Hope was incarnate in Archbishop Oscar Romero and people who had lived with their back up against the wall were moved by it. Moved out of their aloneness and desperation, moved to come together singing and marching, waving that hopes in the air, and those that went ahead and those who followed were shouting for the more that they knew now was theirs.

This wave of hope, this breaking of silence, this looking full the face of desperation and saying no more, began so long ago. There in slavery to Pharaoh and then again, there under the ruthless rule Rome. The people were living lives of quiet desperation. Their resignation nothing more than confirmed desperation. Living if you could call it that was about scrapping by, keeping your head down and keeping out of Rome’s way. They were a people whose backs were up against the way, who lived in fear.

And then there came the One who set hope, and freedom and transformation in motion. The ripple of which flowed into King and then out into the people. The ripple of which followed into Archbishop Oscar Romero and then out into the people. Jesus refused silence, and the isolation silence brings. Jesus looked full in the face of resignation and said enough, he looked full in the heart of desperation and said no longer. “Did you hear it?

“Blessed are the poor in spirit, for theirs is the kingdom of heaven”

Blessed are those who mourn, for they will be comforted.

Blessed are the meek, for they will inherit the earth.

Blessed are those who hunger and thirst for righteousness, for they will be filled.

Blessed are the merciful for they will receive mercy.

Blessed are the pure in heart for they will see God.

Blessed are the peacemakers, for they will be called the Children of God.

Blessed are those who are persecuted for righteousness sake, for theirs is the kingdom of heaven.” (Matthew 5:3-10).

And through his words and the example of his living, Jesus broke through the silence and isolation and fear and an people who had lived with their back up against the wall, came together, shouting on this day, Hosana. They waved palms, and they stripped the cloak of fear and anxiety from around their shoulders and laid it down on the ground before him, this hoped for Messiah.

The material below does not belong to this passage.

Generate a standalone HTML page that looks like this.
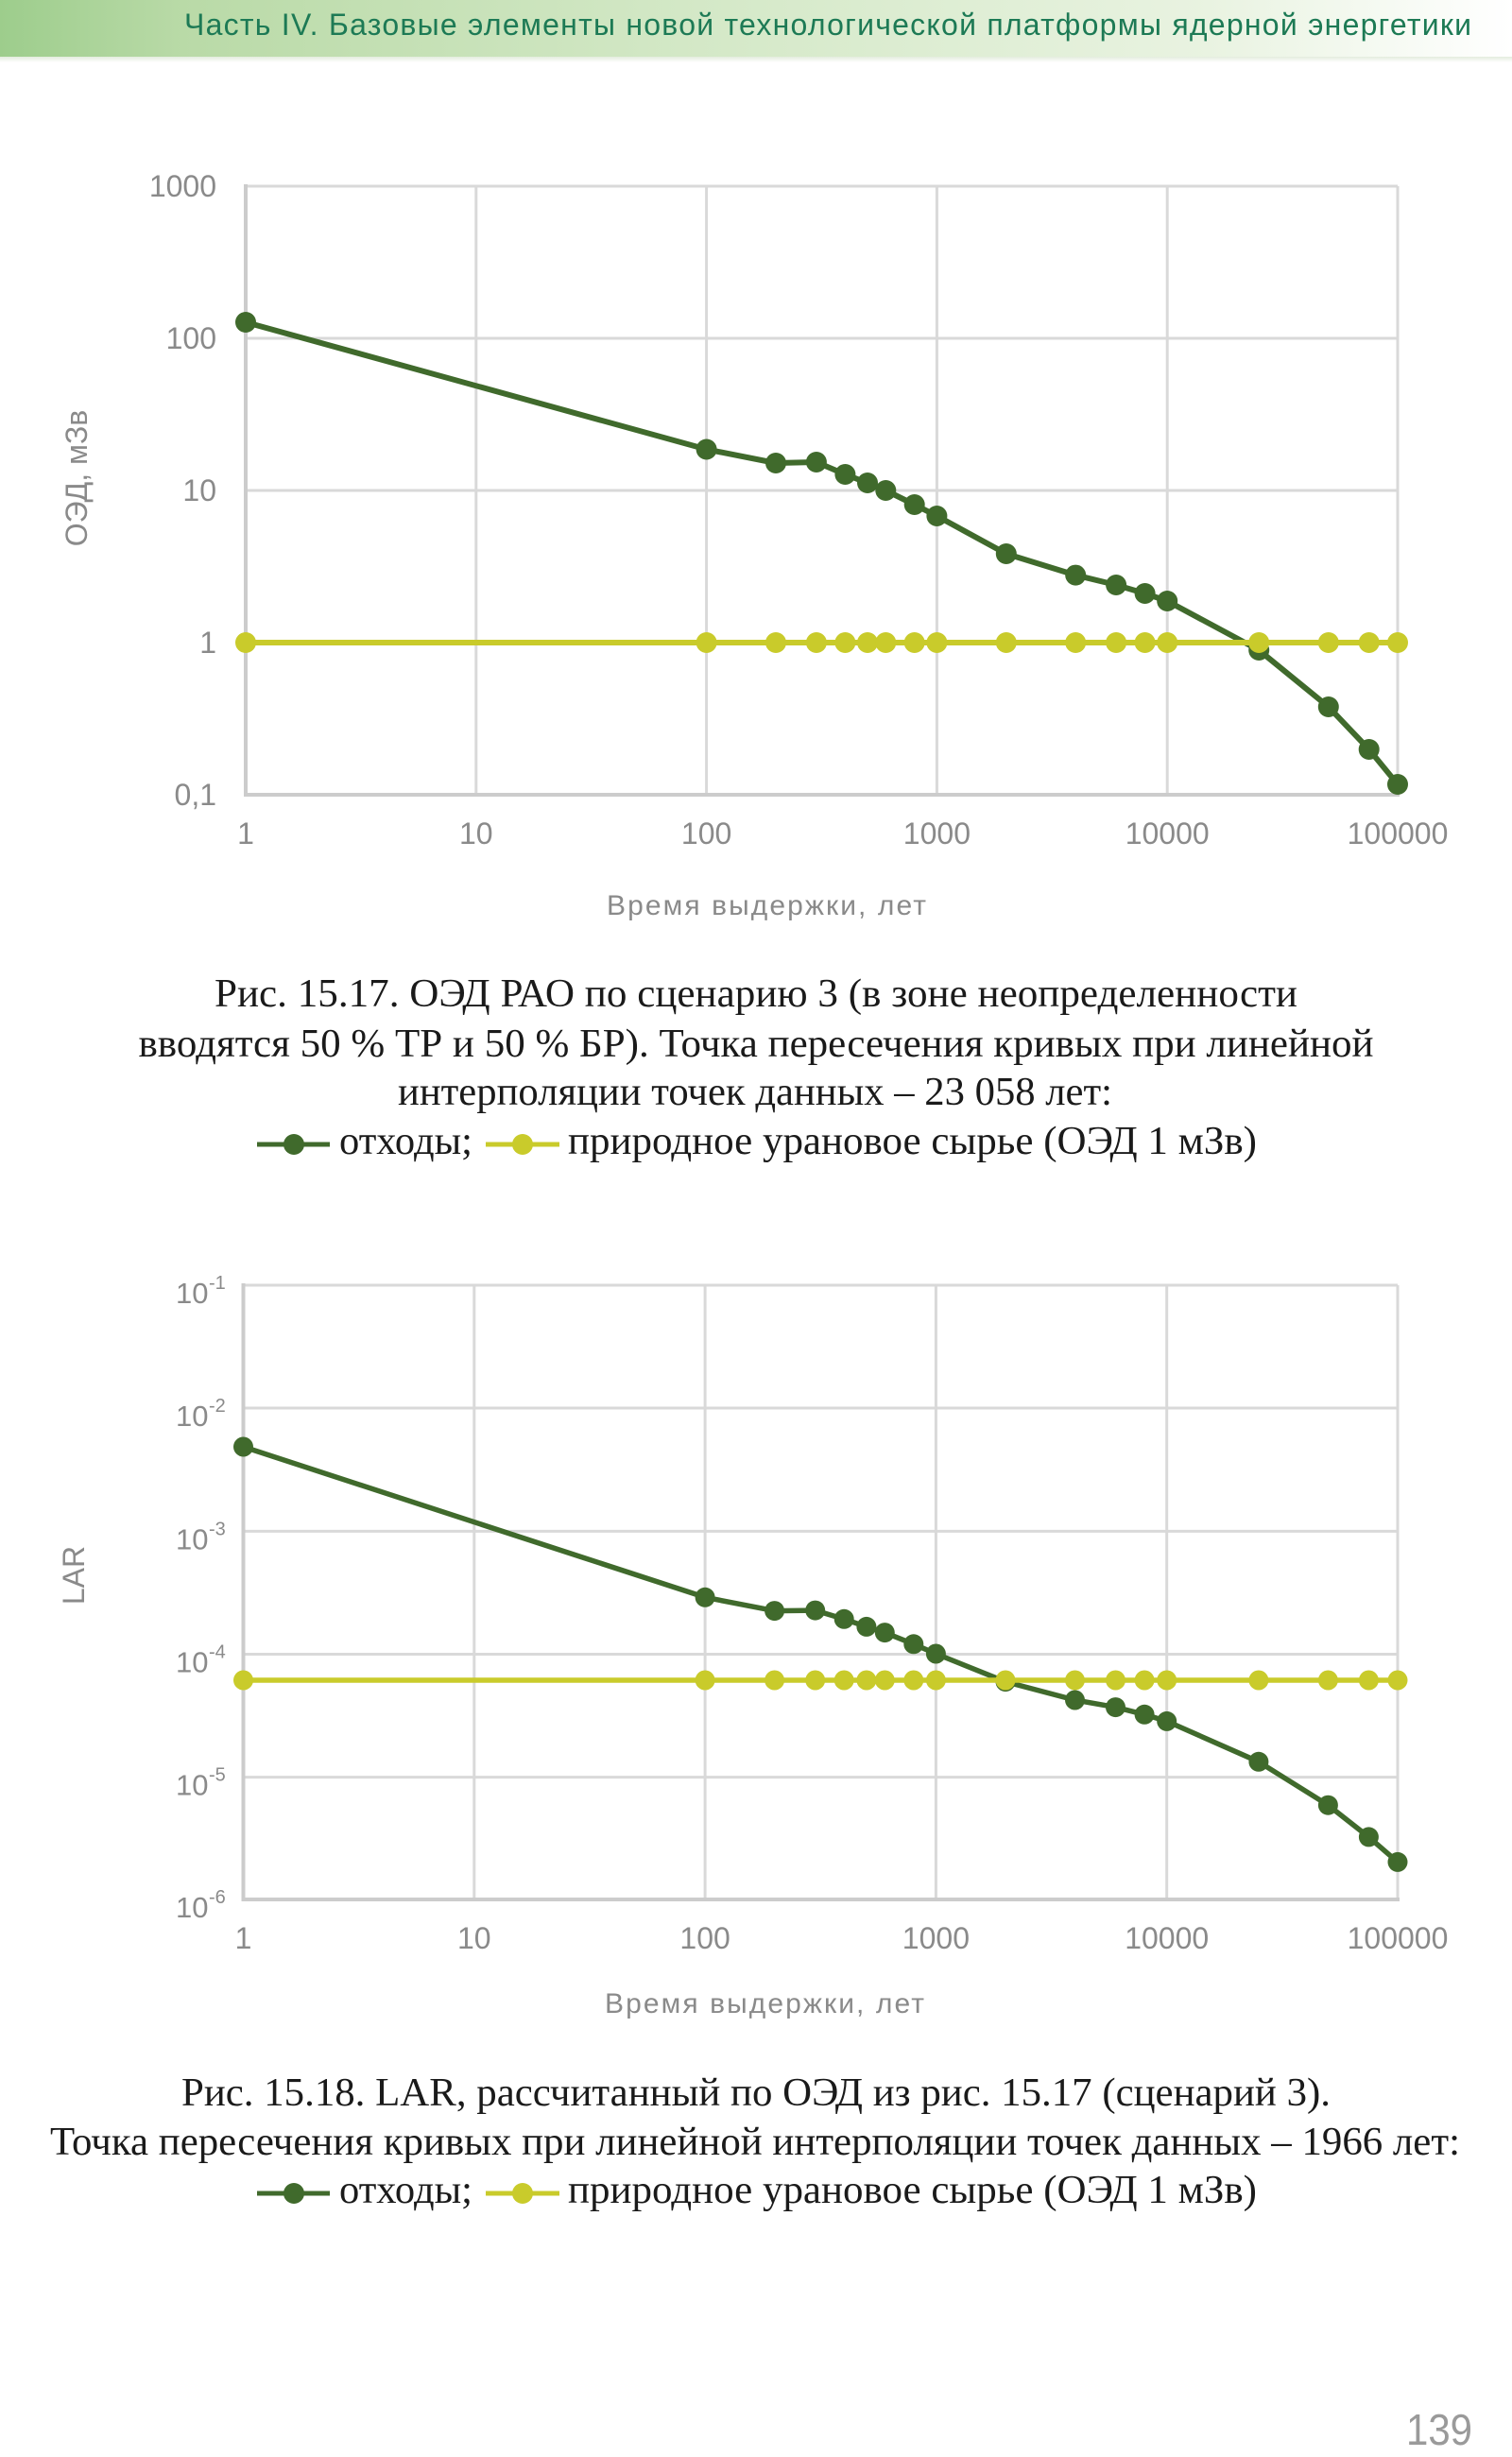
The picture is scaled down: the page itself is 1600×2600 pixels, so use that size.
<!DOCTYPE html>
<html>
<head>
<meta charset="utf-8">
<style>
  html,body{margin:0;padding:0;background:#fff;}
  svg{display:block;}
  .ax{font-family:"Liberation Sans",sans-serif;fill:#8a8a8a;}
  .cap{font-family:"Liberation Serif",serif;fill:#1a1a1a;font-size:42px;}
</style>
</head>
<body>
<svg width="1600" height="2600" viewBox="0 0 1600 2600" xmlns="http://www.w3.org/2000/svg">
  <defs>
    <linearGradient id="hdr" x1="0" y1="0" x2="1" y2="0">
      <stop offset="0" stop-color="#9dcd8c"/>
      <stop offset="0.12" stop-color="#b9daa7"/>
      <stop offset="0.45" stop-color="#d3e8c6"/>
      <stop offset="0.8" stop-color="#e9f3e1"/>
      <stop offset="1" stop-color="#ffffff"/>
    </linearGradient>
    <linearGradient id="shd" x1="0" y1="0" x2="0" y2="1">
      <stop offset="0" stop-color="#e3ecdd"/>
      <stop offset="1" stop-color="#ffffff"/>
    </linearGradient>
  </defs>

  <!-- Header -->
  <rect x="0" y="0" width="1600" height="60" fill="url(#hdr)"/>
  <rect x="0" y="60" width="1600" height="6" fill="url(#shd)"/>
  <text x="195" y="37" font-family="Liberation Sans, sans-serif" font-size="32" fill="#1d7a55" textLength="1362" lengthAdjust="spacing">Часть IV. Базовые элементы новой технологической платформы ядерной энергетики</text>

  <!-- ============ CHART 1 ============ -->
  <g stroke="#d9d9d9" stroke-width="3" fill="none">
    <line x1="260" y1="197" x2="1479" y2="197"/>
    <line x1="260" y1="358" x2="1479" y2="358"/>
    <line x1="260" y1="519" x2="1479" y2="519"/>
    <line x1="260" y1="680" x2="1479" y2="680"/>
    <line x1="503.8" y1="197" x2="503.8" y2="841"/>
    <line x1="747.6" y1="197" x2="747.6" y2="841"/>
    <line x1="991.4" y1="197" x2="991.4" y2="841"/>
    <line x1="1235.2" y1="197" x2="1235.2" y2="841"/>
    <line x1="1479" y1="197" x2="1479" y2="841"/>
  </g>
  <g stroke="#cccccc" stroke-width="4" fill="none">
    <line x1="260" y1="195" x2="260" y2="843"/>
    <line x1="258" y1="841" x2="1481" y2="841"/>
  </g>

  <!-- y labels chart1 -->
  <g class="ax" font-size="32" text-anchor="end">
    <text x="229" y="208">1000</text>
    <text x="229" y="369">100</text>
    <text x="229" y="530">10</text>
    <text x="229" y="691">1</text>
    <text x="229" y="852">0,1</text>
  </g>
  <!-- x labels chart1 -->
  <g class="ax" font-size="32" text-anchor="middle">
    <text x="260" y="893">1</text>
    <text x="503.8" y="893">10</text>
    <text x="747.6" y="893">100</text>
    <text x="991.4" y="893">1000</text>
    <text x="1235.2" y="893">10000</text>
    <text x="1479" y="893">100000</text>
  </g>
  <text class="ax" x="642" y="968" font-size="30" textLength="338" lengthAdjust="spacing">Время выдержки, лет</text>
  <text class="ax" x="0" y="0" font-size="32" text-anchor="middle" transform="translate(92,506) rotate(-90)">ОЭД, мЗв</text>

  <!-- series chart1 -->
  <polyline fill="none" stroke="#406a2c" stroke-width="6" stroke-linejoin="round"
    points="260,341 747.6,475.5 821,490 863.9,489 894.4,502 918,511 937.3,519 967.7,534 991.4,546 1064.8,586 1138.2,608.6 1181.1,619 1211.6,628 1235.2,636 1332.2,688 1405.8,748 1448.7,793 1479,830"/>
  <g fill="#406a2c">
    <circle cx="260" cy="341" r="11"/>
    <circle cx="747.6" cy="475.5" r="11"/>
    <circle cx="821" cy="490" r="11"/>
    <circle cx="863.9" cy="489" r="11"/>
    <circle cx="894.4" cy="502" r="11"/>
    <circle cx="918" cy="511" r="11"/>
    <circle cx="937.3" cy="519" r="11"/>
    <circle cx="967.7" cy="534" r="11"/>
    <circle cx="991.4" cy="546" r="11"/>
    <circle cx="1064.8" cy="586" r="11"/>
    <circle cx="1138.2" cy="608.6" r="11"/>
    <circle cx="1181.1" cy="619" r="11"/>
    <circle cx="1211.6" cy="628" r="11"/>
    <circle cx="1235.2" cy="636" r="11"/>
    <circle cx="1332.2" cy="688" r="11"/>
    <circle cx="1405.8" cy="748" r="11"/>
    <circle cx="1448.7" cy="793" r="11"/>
    <circle cx="1479" cy="830" r="11"/>
  </g>
  <line x1="260" y1="680" x2="1479" y2="680" stroke="#c9cb2b" stroke-width="6"/>
  <g fill="#c9cb2b">
    <circle cx="260" cy="680" r="11"/>
    <circle cx="747.6" cy="680" r="11"/>
    <circle cx="821" cy="680" r="11"/>
    <circle cx="863.9" cy="680" r="11"/>
    <circle cx="894.4" cy="680" r="11"/>
    <circle cx="918" cy="680" r="11"/>
    <circle cx="937.3" cy="680" r="11"/>
    <circle cx="967.7" cy="680" r="11"/>
    <circle cx="991.4" cy="680" r="11"/>
    <circle cx="1064.8" cy="680" r="11"/>
    <circle cx="1138.2" cy="680" r="11"/>
    <circle cx="1181.1" cy="680" r="11"/>
    <circle cx="1211.6" cy="680" r="11"/>
    <circle cx="1235.2" cy="680" r="11"/>
    <circle cx="1332.2" cy="680" r="11"/>
    <circle cx="1405.8" cy="680" r="11"/>
    <circle cx="1448.7" cy="680" r="11"/>
    <circle cx="1479" cy="680" r="11"/>
  </g>

  <!-- caption 1 -->
  <text class="cap" x="800" y="1065" text-anchor="middle" textLength="1146" lengthAdjust="spacingAndGlyphs">Рис. 15.17. ОЭД РАО по сценарию 3 (в зоне неопределенности</text>
  <text class="cap" x="800" y="1118" text-anchor="middle" textLength="1307" lengthAdjust="spacingAndGlyphs">вводятся 50 % ТР и 50 % БР). Точка пересечения кривых при линейной</text>
  <text class="cap" x="799" y="1169" text-anchor="middle" textLength="756" lengthAdjust="spacingAndGlyphs">интерполяции точек данных – 23 058 лет:</text>
  <g>
    <line x1="272" y1="1211" x2="349" y2="1211" stroke="#406a2c" stroke-width="5"/>
    <circle cx="311" cy="1211" r="11" fill="#406a2c"/>
    <text class="cap" x="359" y="1221" textLength="141" lengthAdjust="spacingAndGlyphs">отходы;</text>
    <line x1="514" y1="1211" x2="592" y2="1211" stroke="#c9cb2b" stroke-width="5"/>
    <circle cx="553" cy="1211" r="11" fill="#c9cb2b"/>
    <text class="cap" x="601" y="1221" textLength="729" lengthAdjust="spacingAndGlyphs">природное урановое сырье (ОЭД 1 мЗв)</text>
  </g>

  <!-- ============ CHART 2 ============ -->
  <g stroke="#d9d9d9" stroke-width="3" fill="none">
    <line x1="257.5" y1="1360" x2="1479" y2="1360"/>
    <line x1="257.5" y1="1490" x2="1479" y2="1490"/>
    <line x1="257.5" y1="1620.4" x2="1479" y2="1620.4"/>
    <line x1="257.5" y1="1750.5" x2="1479" y2="1750.5"/>
    <line x1="257.5" y1="1880.6" x2="1479" y2="1880.6"/>
    <line x1="501.8" y1="1360" x2="501.8" y2="2010"/>
    <line x1="746.1" y1="1360" x2="746.1" y2="2010"/>
    <line x1="990.4" y1="1360" x2="990.4" y2="2010"/>
    <line x1="1234.7" y1="1360" x2="1234.7" y2="2010"/>
    <line x1="1479" y1="1360" x2="1479" y2="2010"/>
  </g>
  <g stroke="#cccccc" stroke-width="4" fill="none">
    <line x1="257.5" y1="1358" x2="257.5" y2="2012"/>
    <line x1="255.5" y1="2010" x2="1481" y2="2010"/>
  </g>

  <!-- y labels chart2 -->
  <g class="ax" font-size="31">
    <text x="186" y="1379">10</text><text x="221" y="1364" font-size="20">-1</text>
    <text x="186" y="1509">10</text><text x="221" y="1494" font-size="20">-2</text>
    <text x="186" y="1639.4">10</text><text x="221" y="1624.4" font-size="20">-3</text>
    <text x="186" y="1769.5">10</text><text x="221" y="1754.5" font-size="20">-4</text>
    <text x="186" y="1899.6">10</text><text x="221" y="1884.6" font-size="20">-5</text>
    <text x="186" y="2029">10</text><text x="221" y="2014" font-size="20">-6</text>
  </g>
  <!-- x labels chart2 -->
  <g class="ax" font-size="32" text-anchor="middle">
    <text x="257.5" y="2062">1</text>
    <text x="501.8" y="2062">10</text>
    <text x="746.1" y="2062">100</text>
    <text x="990.4" y="2062">1000</text>
    <text x="1234.7" y="2062">10000</text>
    <text x="1479" y="2062">100000</text>
  </g>
  <text class="ax" x="640" y="2130" font-size="30" textLength="338" lengthAdjust="spacing">Время выдержки, лет</text>
  <text class="ax" x="0" y="0" font-size="32" text-anchor="middle" transform="translate(89,1667) rotate(-90)">LAR</text>

  <!-- series chart2 -->
  <polyline fill="none" stroke="#406a2c" stroke-width="5.5" stroke-linejoin="round"
    points="257.5,1531 746.1,1690.3 819.6,1704.6 862.7,1704.1 893.2,1713.3 916.9,1721.4 936.3,1727.6 966.8,1739.8 990.4,1750 1064,1779.6 1137.5,1799 1180.5,1806.6 1211.1,1814.3 1234.7,1821.4 1331.9,1864.3 1405.4,1910.2 1448.4,1943.9 1479,1970.4"/>
  <g fill="#406a2c">
    <circle cx="257.5" cy="1531" r="10.5"/>
    <circle cx="746.1" cy="1690.3" r="10.5"/>
    <circle cx="819.6" cy="1704.6" r="10.5"/>
    <circle cx="862.7" cy="1704.1" r="10.5"/>
    <circle cx="893.2" cy="1713.3" r="10.5"/>
    <circle cx="916.9" cy="1721.4" r="10.5"/>
    <circle cx="936.3" cy="1727.6" r="10.5"/>
    <circle cx="966.8" cy="1739.8" r="10.5"/>
    <circle cx="990.4" cy="1750" r="10.5"/>
    <circle cx="1064" cy="1779.6" r="10.5"/>
    <circle cx="1137.5" cy="1799" r="10.5"/>
    <circle cx="1180.5" cy="1806.6" r="10.5"/>
    <circle cx="1211.1" cy="1814.3" r="10.5"/>
    <circle cx="1234.7" cy="1821.4" r="10.5"/>
    <circle cx="1331.9" cy="1864.3" r="10.5"/>
    <circle cx="1405.4" cy="1910.2" r="10.5"/>
    <circle cx="1448.4" cy="1943.9" r="10.5"/>
    <circle cx="1479" cy="1970.4" r="10.5"/>
  </g>
  <line x1="257.5" y1="1778" x2="1479" y2="1778" stroke="#c9cb2b" stroke-width="5.5"/>
  <g fill="#c9cb2b">
    <circle cx="257.5" cy="1778" r="10.5"/>
    <circle cx="746.1" cy="1778" r="10.5"/>
    <circle cx="819.6" cy="1778" r="10.5"/>
    <circle cx="862.7" cy="1778" r="10.5"/>
    <circle cx="893.2" cy="1778" r="10.5"/>
    <circle cx="916.9" cy="1778" r="10.5"/>
    <circle cx="936.3" cy="1778" r="10.5"/>
    <circle cx="966.8" cy="1778" r="10.5"/>
    <circle cx="990.4" cy="1778" r="10.5"/>
    <circle cx="1064" cy="1778" r="10.5"/>
    <circle cx="1137.5" cy="1778" r="10.5"/>
    <circle cx="1180.5" cy="1778" r="10.5"/>
    <circle cx="1211.1" cy="1778" r="10.5"/>
    <circle cx="1234.7" cy="1778" r="10.5"/>
    <circle cx="1331.9" cy="1778" r="10.5"/>
    <circle cx="1405.4" cy="1778" r="10.5"/>
    <circle cx="1448.4" cy="1778" r="10.5"/>
    <circle cx="1479" cy="1778" r="10.5"/>
  </g>

  <!-- caption 2 -->
  <text class="cap" x="800" y="2228" text-anchor="middle" textLength="1216" lengthAdjust="spacingAndGlyphs">Рис. 15.18. LAR, рассчитанный по ОЭД из рис. 15.17 (сценарий 3).</text>
  <text class="cap" x="799" y="2280" text-anchor="middle" textLength="1492" lengthAdjust="spacingAndGlyphs">Точка пересечения кривых при линейной интерполяции точек данных – 1966 лет:</text>
  <g>
    <line x1="272" y1="2321" x2="349" y2="2321" stroke="#406a2c" stroke-width="5"/>
    <circle cx="311" cy="2321" r="11" fill="#406a2c"/>
    <text class="cap" x="359" y="2331" textLength="141" lengthAdjust="spacingAndGlyphs">отходы;</text>
    <line x1="514" y1="2321" x2="592" y2="2321" stroke="#c9cb2b" stroke-width="5"/>
    <circle cx="553" cy="2321" r="11" fill="#c9cb2b"/>
    <text class="cap" x="601" y="2331" textLength="729" lengthAdjust="spacingAndGlyphs">природное урановое сырье (ОЭД 1 мЗв)</text>
  </g>

  <!-- page number -->
  <text x="1488" y="2587" font-family="Liberation Sans, sans-serif" font-size="46" fill="#9a9a9a" textLength="70" lengthAdjust="spacingAndGlyphs">139</text>
</svg>
</body>
</html>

And so today we join them, we join them all. We join all the people of the ages who have known fear and worry and in isolation have been shackled to silence. Today we say no more to all of that. We wave our Palms in the air, and unwrap cloaks of anxiety and fear and lay them down.

Today we join with those who have come before us who have walked through the gates of resignation and desperation to something new and we are invited to imagine what deliverance and freedom, hope and “something more” could look like for us in 2012. Let Hosanna be our cry. Amen



[1] A phrase from Howard Thurman’s Jesus and the Disinherited.